◆ Your task
The listing below begins with the first line you should copy; stop after the line containing "concentration = [50, 20, 10, 5, 2]", and drop every picture.

[Entries with chart source code]
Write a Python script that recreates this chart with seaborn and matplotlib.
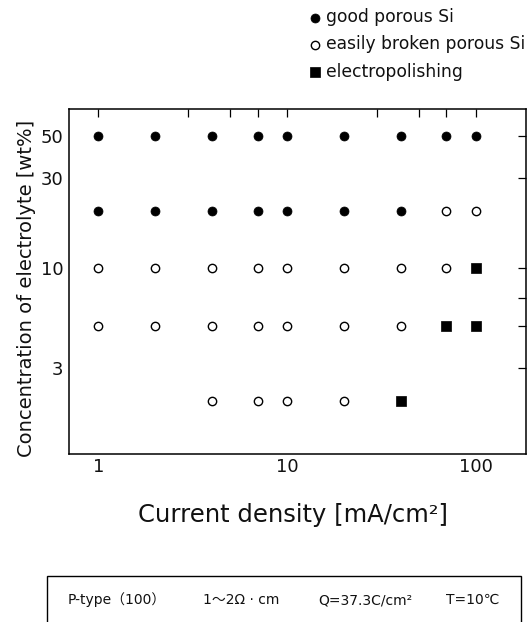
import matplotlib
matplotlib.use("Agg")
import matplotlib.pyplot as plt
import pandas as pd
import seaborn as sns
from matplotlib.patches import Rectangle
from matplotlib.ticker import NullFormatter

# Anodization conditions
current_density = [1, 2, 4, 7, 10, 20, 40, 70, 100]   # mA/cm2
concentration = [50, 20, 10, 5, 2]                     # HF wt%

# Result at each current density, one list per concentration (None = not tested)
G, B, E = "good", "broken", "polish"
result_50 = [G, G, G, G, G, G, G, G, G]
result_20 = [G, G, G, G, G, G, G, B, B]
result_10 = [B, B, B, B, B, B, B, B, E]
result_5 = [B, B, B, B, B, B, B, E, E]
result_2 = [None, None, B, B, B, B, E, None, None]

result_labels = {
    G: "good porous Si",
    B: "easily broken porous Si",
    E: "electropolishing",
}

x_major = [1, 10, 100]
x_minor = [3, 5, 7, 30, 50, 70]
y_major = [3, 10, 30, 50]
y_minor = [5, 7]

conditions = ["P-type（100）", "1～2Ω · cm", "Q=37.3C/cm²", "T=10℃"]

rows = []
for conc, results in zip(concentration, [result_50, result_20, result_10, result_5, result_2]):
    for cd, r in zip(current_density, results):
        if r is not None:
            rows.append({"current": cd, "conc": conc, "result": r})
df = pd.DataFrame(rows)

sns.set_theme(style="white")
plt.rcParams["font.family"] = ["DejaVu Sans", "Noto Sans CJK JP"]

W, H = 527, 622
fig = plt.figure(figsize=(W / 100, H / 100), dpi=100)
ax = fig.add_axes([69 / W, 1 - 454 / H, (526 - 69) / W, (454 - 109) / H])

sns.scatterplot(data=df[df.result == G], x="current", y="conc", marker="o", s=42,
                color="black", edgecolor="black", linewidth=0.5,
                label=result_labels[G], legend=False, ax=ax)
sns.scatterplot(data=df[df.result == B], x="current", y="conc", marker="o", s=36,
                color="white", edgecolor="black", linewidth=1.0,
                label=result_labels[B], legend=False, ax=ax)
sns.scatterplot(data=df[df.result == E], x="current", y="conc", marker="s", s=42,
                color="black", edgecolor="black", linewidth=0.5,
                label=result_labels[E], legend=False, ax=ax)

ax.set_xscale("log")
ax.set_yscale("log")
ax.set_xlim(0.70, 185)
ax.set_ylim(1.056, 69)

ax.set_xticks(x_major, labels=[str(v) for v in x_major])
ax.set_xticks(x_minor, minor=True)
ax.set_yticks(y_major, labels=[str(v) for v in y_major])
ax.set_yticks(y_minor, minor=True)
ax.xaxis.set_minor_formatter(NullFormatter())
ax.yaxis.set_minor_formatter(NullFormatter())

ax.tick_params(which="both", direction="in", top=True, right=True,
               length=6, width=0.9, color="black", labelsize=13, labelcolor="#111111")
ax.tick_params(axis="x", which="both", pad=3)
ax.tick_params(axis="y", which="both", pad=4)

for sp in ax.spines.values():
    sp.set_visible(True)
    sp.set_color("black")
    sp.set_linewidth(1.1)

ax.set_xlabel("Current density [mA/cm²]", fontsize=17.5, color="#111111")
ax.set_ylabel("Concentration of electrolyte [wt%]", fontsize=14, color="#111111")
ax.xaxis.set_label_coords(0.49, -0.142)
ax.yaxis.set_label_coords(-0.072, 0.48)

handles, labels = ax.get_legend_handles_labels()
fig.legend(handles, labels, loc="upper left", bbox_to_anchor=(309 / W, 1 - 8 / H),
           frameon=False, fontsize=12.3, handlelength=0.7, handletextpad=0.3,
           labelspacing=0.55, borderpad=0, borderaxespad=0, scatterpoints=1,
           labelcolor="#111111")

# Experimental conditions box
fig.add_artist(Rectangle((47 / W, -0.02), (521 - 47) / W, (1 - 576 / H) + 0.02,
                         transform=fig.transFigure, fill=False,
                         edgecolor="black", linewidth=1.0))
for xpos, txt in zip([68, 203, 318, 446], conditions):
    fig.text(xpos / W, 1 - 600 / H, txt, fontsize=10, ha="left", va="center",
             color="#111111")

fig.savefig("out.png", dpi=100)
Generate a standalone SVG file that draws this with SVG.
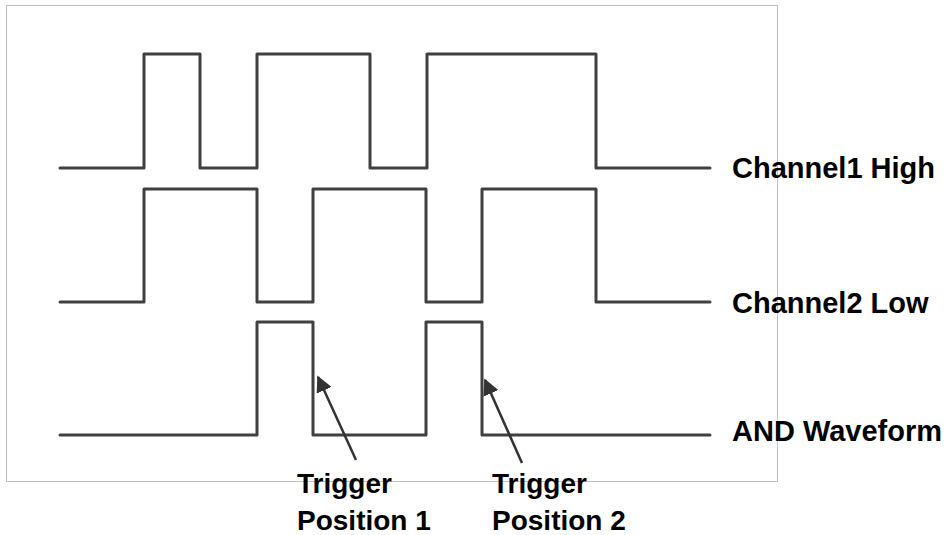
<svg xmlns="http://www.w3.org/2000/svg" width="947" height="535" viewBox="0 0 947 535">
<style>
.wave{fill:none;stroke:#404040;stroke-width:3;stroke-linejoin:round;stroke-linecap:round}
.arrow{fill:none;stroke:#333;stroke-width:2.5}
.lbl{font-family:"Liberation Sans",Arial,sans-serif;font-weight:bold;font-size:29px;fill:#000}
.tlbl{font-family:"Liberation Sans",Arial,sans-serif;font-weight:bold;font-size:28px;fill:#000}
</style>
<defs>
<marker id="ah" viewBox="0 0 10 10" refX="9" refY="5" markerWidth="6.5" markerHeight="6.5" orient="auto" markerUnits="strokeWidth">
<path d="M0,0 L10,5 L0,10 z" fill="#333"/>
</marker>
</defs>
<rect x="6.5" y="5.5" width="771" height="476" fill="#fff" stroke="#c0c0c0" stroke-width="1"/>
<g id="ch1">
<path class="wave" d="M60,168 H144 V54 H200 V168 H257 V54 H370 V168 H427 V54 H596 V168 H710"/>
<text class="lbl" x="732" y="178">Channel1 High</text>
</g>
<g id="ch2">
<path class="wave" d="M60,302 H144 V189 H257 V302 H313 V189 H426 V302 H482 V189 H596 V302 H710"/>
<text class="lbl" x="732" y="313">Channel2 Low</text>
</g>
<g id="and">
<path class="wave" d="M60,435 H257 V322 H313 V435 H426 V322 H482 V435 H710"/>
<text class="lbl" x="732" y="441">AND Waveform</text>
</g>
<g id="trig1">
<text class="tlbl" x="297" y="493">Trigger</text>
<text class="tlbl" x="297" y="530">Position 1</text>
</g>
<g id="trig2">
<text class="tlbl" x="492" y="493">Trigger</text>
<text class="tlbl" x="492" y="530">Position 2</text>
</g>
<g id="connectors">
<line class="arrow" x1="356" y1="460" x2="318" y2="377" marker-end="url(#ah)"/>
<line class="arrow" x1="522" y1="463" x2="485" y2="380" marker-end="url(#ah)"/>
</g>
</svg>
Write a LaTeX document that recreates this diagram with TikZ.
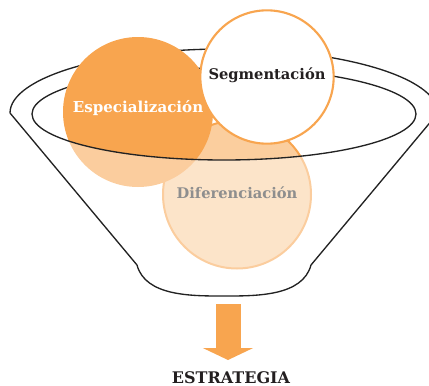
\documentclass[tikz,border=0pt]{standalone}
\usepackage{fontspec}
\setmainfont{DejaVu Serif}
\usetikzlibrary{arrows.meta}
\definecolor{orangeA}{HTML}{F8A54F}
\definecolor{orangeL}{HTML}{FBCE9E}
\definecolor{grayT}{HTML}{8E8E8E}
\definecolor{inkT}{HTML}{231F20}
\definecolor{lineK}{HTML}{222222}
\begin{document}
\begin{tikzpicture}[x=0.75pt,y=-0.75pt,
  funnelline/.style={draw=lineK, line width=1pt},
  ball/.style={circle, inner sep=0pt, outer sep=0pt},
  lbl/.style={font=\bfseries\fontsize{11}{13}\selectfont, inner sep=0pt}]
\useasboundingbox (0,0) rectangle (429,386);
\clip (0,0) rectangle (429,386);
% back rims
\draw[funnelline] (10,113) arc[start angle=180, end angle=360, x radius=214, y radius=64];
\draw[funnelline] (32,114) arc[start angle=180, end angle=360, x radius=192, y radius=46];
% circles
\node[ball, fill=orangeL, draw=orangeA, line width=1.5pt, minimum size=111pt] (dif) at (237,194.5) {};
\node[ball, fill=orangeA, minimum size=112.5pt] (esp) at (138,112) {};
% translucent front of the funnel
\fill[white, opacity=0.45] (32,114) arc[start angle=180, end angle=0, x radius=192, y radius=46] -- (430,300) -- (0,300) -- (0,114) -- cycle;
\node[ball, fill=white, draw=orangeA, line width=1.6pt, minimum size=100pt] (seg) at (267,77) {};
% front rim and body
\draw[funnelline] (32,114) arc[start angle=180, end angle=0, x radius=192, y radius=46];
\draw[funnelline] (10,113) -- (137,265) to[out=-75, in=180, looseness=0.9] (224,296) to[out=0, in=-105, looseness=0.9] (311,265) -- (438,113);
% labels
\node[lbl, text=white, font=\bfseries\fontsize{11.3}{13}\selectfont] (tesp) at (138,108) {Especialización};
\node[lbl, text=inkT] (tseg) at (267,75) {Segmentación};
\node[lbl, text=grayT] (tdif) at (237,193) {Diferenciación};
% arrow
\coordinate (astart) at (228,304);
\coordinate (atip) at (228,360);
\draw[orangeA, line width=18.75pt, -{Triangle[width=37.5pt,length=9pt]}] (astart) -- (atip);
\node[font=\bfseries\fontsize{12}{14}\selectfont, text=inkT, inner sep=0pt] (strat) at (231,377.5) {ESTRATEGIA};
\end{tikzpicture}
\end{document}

◆ Task result
Write a Python script that recreates this chart with seaborn and matplotlib.
import matplotlib
matplotlib.use("Agg")
import matplotlib.pyplot as plt
import pandas as pd
import seaborn as sns
from matplotlib.patches import Rectangle
from matplotlib.ticker import NullFormatter

# Anodization conditions
current_density = [1, 2, 4, 7, 10, 20, 40, 70, 100]   # mA/cm2
concentration = [50, 20, 10, 5, 2]                     # HF wt%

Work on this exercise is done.